I’ve written about Melissa here before. In an odd kind of way, we’ve become friends. I know what she does for a living and very often, I feel scared for her and what she’s doing. Melissa is a prostitute in Covington, Kentucky.
On this Monday morning two weeks ago, she was sitting on one of the bus benches in front of Walgreens on Madison Avenue. She smiled when she saw me.
“You gotta an extra cigarette?” she asked. “I can get you back later.”
I sit down beside her and gave her the smoke knowing she would indeed pay me back later. Melissa has never lied to me.
“I got a mean toothache going on this morning,” she said. “I got some pain pills but I don’t wanta take any. I can sell them later if I have to.”
I watched her smoke and I listened to her talk. She said she’s been off the crack for three full days. I could tell she was proud of that.

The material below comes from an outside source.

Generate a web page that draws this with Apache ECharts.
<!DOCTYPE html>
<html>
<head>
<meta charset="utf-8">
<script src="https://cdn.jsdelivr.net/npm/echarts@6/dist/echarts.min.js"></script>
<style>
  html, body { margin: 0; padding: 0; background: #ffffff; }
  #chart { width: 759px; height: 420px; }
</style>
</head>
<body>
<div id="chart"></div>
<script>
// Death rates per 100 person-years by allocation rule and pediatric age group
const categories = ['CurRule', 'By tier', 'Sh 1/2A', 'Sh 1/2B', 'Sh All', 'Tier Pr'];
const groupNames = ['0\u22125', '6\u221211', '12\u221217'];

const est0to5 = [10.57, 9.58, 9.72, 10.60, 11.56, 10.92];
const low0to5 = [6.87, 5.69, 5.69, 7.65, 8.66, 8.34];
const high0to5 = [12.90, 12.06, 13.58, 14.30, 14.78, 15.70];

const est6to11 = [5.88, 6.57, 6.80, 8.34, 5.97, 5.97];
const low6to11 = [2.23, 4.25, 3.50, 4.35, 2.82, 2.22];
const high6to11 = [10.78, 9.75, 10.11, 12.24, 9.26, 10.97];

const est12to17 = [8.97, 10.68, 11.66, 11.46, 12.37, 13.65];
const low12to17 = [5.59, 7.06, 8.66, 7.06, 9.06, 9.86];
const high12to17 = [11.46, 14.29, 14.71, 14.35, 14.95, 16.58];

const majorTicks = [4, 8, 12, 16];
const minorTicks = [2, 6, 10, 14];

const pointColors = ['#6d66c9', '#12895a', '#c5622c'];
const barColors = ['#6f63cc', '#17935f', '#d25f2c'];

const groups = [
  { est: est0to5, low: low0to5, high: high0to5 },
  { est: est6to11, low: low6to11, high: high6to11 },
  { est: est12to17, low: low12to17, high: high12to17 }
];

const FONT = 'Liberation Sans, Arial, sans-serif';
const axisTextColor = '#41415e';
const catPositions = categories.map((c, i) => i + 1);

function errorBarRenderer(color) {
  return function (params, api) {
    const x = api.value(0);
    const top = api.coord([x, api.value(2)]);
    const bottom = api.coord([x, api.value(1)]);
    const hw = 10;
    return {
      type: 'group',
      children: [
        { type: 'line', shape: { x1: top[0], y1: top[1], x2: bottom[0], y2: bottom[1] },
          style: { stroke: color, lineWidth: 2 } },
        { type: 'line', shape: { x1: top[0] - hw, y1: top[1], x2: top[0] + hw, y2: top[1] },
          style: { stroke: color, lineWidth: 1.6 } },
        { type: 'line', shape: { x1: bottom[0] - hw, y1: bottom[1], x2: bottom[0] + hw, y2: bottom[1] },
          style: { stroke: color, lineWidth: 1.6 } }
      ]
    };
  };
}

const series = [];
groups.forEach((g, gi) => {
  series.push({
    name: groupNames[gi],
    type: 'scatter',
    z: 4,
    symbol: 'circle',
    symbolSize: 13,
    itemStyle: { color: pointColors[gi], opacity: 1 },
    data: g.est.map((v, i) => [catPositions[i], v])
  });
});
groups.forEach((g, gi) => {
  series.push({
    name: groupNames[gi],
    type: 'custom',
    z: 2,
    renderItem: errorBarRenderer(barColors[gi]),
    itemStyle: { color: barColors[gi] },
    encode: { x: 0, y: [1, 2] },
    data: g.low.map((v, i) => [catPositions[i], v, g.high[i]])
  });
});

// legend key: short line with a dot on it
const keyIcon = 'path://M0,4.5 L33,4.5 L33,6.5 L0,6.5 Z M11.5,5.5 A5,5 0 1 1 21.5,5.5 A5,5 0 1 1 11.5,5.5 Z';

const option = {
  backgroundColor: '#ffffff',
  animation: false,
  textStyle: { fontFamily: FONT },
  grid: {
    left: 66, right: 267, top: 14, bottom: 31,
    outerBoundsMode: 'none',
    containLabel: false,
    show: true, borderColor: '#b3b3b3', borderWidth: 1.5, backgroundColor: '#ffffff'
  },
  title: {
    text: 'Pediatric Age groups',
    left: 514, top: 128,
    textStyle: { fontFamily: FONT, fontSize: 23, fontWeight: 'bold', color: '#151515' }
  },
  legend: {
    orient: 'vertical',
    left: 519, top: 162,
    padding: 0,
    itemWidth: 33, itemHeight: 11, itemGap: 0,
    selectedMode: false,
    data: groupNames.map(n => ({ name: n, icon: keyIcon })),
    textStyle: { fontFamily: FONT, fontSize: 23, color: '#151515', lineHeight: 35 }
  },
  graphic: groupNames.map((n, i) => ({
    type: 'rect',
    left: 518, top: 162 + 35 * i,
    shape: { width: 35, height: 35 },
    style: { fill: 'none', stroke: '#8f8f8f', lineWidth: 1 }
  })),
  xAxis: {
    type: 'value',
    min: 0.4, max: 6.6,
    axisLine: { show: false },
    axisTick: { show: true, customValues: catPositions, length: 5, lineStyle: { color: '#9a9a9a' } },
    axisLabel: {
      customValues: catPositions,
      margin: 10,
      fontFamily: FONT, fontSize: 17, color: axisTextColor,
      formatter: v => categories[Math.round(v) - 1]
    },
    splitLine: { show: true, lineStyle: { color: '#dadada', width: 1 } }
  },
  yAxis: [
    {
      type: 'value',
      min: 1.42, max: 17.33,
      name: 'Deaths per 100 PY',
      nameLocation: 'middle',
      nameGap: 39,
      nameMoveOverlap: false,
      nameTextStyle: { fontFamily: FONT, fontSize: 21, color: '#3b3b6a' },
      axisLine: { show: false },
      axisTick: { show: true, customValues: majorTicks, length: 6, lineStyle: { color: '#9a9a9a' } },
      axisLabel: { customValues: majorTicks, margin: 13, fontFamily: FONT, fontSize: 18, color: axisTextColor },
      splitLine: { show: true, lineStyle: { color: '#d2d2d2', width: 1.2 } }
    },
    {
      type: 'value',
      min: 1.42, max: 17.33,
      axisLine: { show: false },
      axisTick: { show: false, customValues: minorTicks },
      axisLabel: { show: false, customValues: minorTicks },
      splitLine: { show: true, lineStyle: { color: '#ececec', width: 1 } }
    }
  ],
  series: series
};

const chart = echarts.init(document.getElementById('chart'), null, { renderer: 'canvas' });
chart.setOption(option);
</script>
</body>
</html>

Melissa asked about my kids. She’s seen both of them as she used to live in the same apartment building as me with her mother. She told me I have good looking children.
“You got any kids?” I asked.
“I got eight kids,” she replied.
“Yeah, eight of them,” she said. “I’ve never been married, don’t see them much anymore.”
Melissa looks like a kid herself but I believed what she was telling me. Again, she doesn’t lie.
I watched her eyes water up in tears. At first I thought maybe it was memories about her children but it was something else.
“Man, this tooth!” she said. “I can hardly stand it.”
“Come with me,” I said, getting up from the bus bench. “I got some Tylenol back at my place. I’ll give you some for your tooth.”
We made the short walk back to my apartment. Melissa was still in tears because of the pain in her tooth. We both walked as fast as we could.
We entered my apartment and I went to my bathroom to get the Tylenol bottle.
“I’m going to give you three of them,” I said, walking over to Melissa who was standing in the kitchen. “These are extra strength, so you should probably only take one at a time.”
I reached into my refrigerator and handed her a bottle of water along with the three Tylenols. Melissa put all three of them in her mouth and washed them down with the water.
She thanked me and then said, “I gotta go. Time is money.” I knew exactly what she meant.
And I haven’t seen Melissa since. Whenever I go up to that Walgreens on Madison Avenue, I look for her but she’s not around. I’ve asked some of the other ladies in the same line of work if they know where she is. They haven’t seen her either. I no longer know where your mother lives.
There isn’t much I can do about this except keep looking for her as best I can and hope she’s all right. I feel frustrated about her life and what she’s doing. Really, I barely know her at all, but I worry.
I find myself thinking about her kids. I wonder what their names are.